** Start Records for processing **

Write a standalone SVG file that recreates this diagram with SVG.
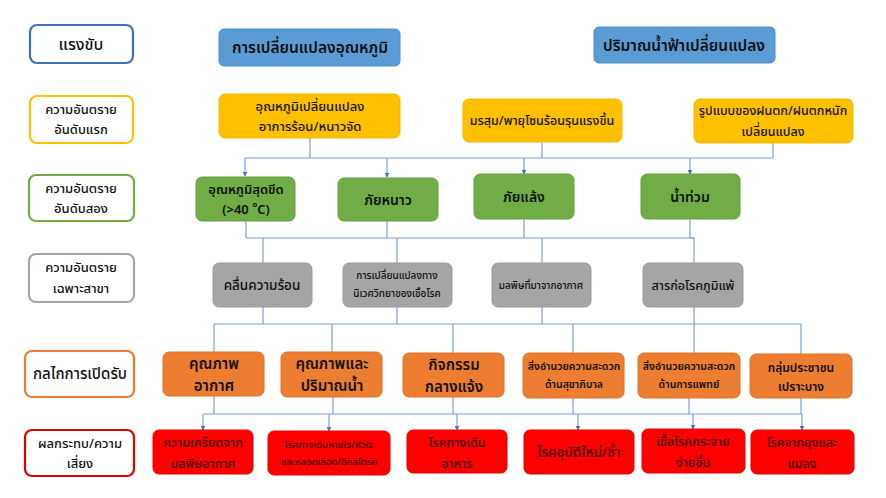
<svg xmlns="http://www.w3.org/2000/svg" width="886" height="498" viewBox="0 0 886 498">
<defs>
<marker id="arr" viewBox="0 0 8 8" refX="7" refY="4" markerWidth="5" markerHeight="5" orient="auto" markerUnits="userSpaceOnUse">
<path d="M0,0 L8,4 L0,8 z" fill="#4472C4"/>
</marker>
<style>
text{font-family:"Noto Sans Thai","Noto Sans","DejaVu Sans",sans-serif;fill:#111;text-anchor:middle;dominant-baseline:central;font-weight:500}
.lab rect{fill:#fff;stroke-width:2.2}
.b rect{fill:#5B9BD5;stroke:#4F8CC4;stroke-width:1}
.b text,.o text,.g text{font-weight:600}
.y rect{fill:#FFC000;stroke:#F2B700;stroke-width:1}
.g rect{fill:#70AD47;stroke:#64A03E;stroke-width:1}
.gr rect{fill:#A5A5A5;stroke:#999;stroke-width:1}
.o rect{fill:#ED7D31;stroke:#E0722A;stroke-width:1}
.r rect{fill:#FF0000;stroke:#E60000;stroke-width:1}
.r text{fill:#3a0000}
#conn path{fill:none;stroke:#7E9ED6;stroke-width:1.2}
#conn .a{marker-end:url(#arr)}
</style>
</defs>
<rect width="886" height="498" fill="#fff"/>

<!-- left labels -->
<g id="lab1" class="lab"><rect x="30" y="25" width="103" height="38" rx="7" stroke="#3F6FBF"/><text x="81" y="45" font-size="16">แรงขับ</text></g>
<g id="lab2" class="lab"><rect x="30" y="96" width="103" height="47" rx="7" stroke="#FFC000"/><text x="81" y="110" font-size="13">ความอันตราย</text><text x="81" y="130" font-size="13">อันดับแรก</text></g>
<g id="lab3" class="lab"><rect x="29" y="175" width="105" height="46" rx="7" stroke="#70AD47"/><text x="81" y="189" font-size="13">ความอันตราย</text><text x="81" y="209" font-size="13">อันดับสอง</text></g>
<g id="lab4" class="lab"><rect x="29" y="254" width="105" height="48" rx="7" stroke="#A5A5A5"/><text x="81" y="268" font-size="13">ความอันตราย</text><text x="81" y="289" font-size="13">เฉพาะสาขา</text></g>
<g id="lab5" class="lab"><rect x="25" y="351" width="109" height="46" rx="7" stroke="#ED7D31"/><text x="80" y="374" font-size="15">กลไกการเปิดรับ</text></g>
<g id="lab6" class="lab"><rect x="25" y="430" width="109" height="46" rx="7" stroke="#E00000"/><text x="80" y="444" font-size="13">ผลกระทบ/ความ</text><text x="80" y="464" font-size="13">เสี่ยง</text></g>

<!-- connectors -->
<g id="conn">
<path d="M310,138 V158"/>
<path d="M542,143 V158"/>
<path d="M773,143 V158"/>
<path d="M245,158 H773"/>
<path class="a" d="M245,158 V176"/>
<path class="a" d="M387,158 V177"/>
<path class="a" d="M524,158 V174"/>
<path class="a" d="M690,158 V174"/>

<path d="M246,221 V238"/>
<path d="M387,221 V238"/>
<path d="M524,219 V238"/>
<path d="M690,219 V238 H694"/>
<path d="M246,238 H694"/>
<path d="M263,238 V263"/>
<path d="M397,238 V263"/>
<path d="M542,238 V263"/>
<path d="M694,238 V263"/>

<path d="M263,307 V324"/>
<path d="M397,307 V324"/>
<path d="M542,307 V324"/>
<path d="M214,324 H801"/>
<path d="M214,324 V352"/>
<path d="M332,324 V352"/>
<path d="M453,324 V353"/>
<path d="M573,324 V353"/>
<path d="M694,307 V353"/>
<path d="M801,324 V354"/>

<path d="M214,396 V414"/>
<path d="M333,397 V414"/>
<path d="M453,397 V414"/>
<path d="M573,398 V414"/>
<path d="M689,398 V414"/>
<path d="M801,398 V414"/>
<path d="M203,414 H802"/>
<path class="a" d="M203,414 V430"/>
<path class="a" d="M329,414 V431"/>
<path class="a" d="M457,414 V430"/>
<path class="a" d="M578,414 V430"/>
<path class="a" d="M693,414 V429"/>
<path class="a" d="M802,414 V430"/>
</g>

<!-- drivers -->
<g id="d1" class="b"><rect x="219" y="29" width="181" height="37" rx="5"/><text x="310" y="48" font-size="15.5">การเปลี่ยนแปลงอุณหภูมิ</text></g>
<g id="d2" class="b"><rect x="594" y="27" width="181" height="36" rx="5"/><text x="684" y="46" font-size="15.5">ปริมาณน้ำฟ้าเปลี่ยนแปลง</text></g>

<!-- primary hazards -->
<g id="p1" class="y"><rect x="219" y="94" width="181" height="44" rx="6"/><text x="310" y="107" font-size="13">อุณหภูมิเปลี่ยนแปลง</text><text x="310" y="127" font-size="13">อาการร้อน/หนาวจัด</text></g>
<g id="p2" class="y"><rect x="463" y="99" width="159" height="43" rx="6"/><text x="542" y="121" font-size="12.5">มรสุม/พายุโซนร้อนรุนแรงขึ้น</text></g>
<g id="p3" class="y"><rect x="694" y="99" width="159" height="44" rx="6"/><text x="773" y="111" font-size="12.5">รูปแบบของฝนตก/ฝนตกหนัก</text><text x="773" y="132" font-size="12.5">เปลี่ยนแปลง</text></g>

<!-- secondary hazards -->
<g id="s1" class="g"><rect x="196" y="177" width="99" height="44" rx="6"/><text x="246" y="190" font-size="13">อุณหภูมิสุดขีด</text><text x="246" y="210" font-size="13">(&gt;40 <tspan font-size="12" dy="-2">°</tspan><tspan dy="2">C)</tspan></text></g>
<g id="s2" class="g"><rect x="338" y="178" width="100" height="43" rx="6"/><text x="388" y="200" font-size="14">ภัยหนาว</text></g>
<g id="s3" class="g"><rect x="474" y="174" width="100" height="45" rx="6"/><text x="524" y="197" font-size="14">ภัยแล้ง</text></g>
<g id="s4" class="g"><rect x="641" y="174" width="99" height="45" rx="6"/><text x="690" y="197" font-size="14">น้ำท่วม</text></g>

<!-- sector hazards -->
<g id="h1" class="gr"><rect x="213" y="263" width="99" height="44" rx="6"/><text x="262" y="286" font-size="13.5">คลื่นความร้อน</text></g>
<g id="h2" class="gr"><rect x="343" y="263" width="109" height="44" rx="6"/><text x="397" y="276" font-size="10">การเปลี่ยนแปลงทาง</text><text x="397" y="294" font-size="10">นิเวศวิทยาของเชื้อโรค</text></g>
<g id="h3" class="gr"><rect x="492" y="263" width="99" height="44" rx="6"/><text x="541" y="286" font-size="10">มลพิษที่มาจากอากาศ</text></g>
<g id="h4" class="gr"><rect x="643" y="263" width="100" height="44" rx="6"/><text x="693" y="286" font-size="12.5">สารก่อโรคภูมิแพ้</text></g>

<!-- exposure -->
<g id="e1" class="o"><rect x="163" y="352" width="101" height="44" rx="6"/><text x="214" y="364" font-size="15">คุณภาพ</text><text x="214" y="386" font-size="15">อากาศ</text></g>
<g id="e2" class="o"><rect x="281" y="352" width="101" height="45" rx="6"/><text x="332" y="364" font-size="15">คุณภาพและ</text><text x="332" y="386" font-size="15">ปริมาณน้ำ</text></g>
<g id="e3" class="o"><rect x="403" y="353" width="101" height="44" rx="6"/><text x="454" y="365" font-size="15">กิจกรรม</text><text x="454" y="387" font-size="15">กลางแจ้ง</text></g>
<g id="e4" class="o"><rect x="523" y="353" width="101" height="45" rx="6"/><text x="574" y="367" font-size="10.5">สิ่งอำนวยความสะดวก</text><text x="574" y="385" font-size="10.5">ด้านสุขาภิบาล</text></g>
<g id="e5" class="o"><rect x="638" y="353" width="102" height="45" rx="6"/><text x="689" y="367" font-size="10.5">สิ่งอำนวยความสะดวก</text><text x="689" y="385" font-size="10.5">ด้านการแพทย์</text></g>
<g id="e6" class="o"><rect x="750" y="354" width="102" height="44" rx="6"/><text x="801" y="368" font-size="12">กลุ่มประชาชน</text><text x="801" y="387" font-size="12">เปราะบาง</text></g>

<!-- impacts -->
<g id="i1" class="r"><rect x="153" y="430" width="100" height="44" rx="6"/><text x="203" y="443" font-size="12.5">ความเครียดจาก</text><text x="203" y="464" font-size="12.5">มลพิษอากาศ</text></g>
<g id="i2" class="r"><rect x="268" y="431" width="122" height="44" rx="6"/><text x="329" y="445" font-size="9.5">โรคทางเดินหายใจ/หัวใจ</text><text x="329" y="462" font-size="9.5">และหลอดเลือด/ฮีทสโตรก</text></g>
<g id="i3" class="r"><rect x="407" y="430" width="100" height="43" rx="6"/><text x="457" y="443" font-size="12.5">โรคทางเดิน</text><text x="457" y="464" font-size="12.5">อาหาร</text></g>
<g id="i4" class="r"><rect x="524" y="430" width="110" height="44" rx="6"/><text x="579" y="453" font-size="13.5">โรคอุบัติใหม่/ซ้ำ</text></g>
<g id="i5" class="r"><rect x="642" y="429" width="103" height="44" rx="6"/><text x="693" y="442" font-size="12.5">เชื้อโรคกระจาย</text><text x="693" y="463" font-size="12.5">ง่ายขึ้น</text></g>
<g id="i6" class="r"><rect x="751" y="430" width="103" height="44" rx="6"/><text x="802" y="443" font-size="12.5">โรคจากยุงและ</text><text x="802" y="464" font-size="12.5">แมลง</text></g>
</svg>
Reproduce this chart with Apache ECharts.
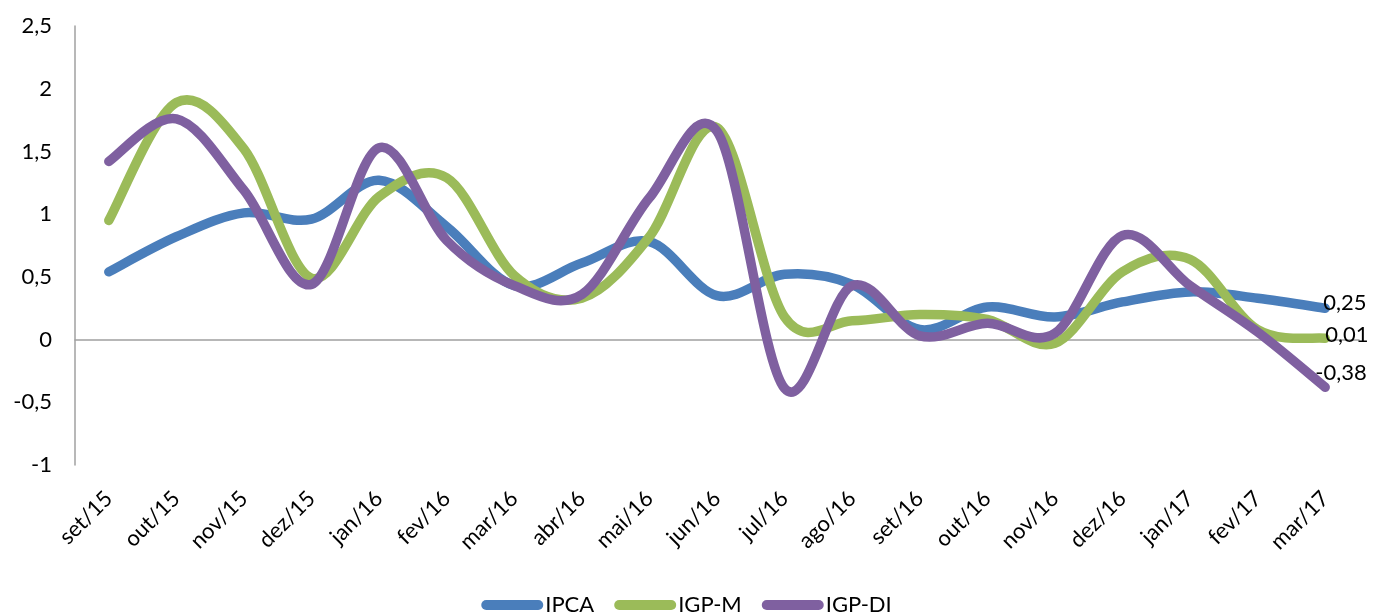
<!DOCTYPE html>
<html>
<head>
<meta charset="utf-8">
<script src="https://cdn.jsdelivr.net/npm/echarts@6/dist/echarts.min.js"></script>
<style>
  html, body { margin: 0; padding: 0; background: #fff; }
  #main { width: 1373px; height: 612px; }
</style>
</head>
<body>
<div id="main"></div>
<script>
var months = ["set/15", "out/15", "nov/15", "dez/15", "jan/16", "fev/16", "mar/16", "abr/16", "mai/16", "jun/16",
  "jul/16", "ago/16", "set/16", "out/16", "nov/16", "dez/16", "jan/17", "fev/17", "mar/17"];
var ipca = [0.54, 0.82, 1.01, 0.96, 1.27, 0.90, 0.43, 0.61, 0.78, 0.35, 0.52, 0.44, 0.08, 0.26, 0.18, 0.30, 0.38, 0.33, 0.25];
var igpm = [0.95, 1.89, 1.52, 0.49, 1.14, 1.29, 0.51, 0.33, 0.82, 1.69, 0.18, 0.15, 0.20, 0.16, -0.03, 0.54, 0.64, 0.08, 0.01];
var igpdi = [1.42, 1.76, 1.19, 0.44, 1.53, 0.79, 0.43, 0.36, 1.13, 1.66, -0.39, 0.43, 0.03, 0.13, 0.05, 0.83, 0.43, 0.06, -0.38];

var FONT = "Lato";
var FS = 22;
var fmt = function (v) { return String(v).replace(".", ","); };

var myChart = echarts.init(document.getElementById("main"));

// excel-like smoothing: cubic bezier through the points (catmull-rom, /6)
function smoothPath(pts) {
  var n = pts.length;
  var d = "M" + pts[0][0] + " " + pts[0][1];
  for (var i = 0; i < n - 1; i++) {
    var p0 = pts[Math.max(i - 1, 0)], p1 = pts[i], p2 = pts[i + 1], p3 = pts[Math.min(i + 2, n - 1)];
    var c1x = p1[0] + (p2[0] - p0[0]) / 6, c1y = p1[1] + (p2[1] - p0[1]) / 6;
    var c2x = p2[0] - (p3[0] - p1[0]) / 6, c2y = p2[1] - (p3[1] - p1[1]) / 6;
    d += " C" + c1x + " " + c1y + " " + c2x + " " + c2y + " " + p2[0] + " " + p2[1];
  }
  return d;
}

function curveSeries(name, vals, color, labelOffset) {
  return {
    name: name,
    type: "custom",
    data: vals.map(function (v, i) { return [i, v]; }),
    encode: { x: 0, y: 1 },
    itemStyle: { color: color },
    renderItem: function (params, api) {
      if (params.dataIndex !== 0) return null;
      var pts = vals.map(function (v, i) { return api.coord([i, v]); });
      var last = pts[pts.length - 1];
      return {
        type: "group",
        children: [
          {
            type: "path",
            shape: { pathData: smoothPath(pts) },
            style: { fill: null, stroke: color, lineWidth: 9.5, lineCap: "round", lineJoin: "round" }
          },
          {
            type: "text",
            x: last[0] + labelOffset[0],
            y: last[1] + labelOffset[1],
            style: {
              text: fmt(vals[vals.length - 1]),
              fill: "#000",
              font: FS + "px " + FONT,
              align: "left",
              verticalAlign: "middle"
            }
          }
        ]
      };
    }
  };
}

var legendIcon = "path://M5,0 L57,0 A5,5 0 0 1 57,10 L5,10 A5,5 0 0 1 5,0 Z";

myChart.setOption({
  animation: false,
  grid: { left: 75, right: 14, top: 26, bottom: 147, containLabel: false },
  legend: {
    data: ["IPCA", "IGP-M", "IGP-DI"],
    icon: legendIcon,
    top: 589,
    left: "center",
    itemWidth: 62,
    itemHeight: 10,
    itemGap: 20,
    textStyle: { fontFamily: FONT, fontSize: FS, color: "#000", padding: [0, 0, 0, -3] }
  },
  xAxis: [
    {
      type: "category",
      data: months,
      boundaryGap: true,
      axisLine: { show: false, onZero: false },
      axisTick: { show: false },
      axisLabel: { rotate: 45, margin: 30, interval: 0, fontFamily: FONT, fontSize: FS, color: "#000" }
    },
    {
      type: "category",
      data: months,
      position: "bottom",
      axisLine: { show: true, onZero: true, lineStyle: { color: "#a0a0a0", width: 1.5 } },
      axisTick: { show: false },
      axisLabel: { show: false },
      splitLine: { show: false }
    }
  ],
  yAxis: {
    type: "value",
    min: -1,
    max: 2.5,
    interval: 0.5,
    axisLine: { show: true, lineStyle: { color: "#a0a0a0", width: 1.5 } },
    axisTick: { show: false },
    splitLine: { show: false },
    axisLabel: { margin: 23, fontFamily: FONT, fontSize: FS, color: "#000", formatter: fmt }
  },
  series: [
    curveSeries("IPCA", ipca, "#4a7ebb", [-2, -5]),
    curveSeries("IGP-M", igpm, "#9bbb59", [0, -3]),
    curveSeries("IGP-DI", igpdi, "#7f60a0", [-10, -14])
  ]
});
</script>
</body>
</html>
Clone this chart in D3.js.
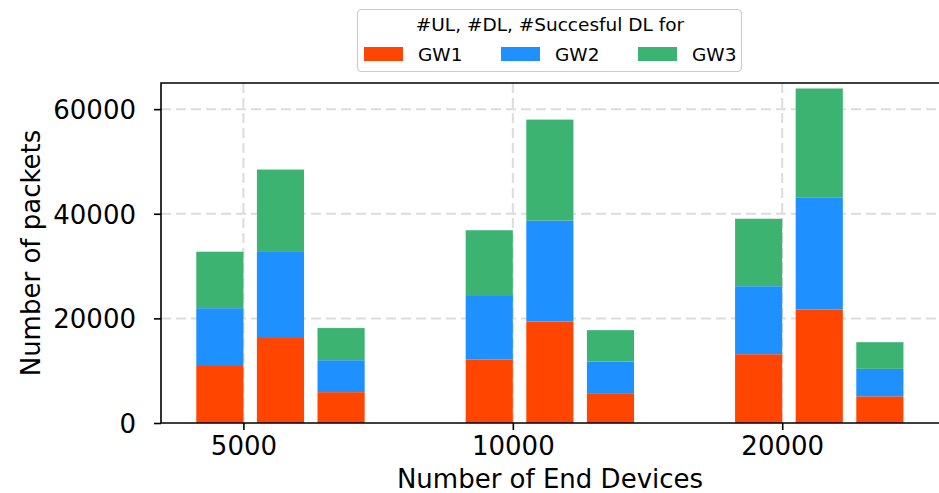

** End Records for processing **

What needs to be done:
Restate word for word the part that opens with the line containing "Reproduce this chart with Apache ECharts." and closes with the line containing "0.43, 0.06, -0.38];", both ends included, and nothing else. Omit any images.

Correct result:
Reproduce this chart with Apache ECharts.
<!DOCTYPE html>
<html>
<head>
<meta charset="utf-8">
<script src="https://cdn.jsdelivr.net/npm/echarts@6/dist/echarts.min.js"></script>
<style>
  html, body { margin: 0; padding: 0; background: #fff; }
  #main { width: 1373px; height: 612px; }
</style>
</head>
<body>
<div id="main"></div>
<script>
var months = ["set/15", "out/15", "nov/15", "dez/15", "jan/16", "fev/16", "mar/16", "abr/16", "mai/16", "jun/16",
  "jul/16", "ago/16", "set/16", "out/16", "nov/16", "dez/16", "jan/17", "fev/17", "mar/17"];
var ipca = [0.54, 0.82, 1.01, 0.96, 1.27, 0.90, 0.43, 0.61, 0.78, 0.35, 0.52, 0.44, 0.08, 0.26, 0.18, 0.30, 0.38, 0.33, 0.25];
var igpm = [0.95, 1.89, 1.52, 0.49, 1.14, 1.29, 0.51, 0.33, 0.82, 1.69, 0.18, 0.15, 0.20, 0.16, -0.03, 0.54, 0.64, 0.08, 0.01];
var igpdi = [1.42, 1.76, 1.19, 0.44, 1.53, 0.79, 0.43, 0.36, 1.13, 1.66, -0.39, 0.43, 0.03, 0.13, 0.05, 0.83, 0.43, 0.06, -0.38];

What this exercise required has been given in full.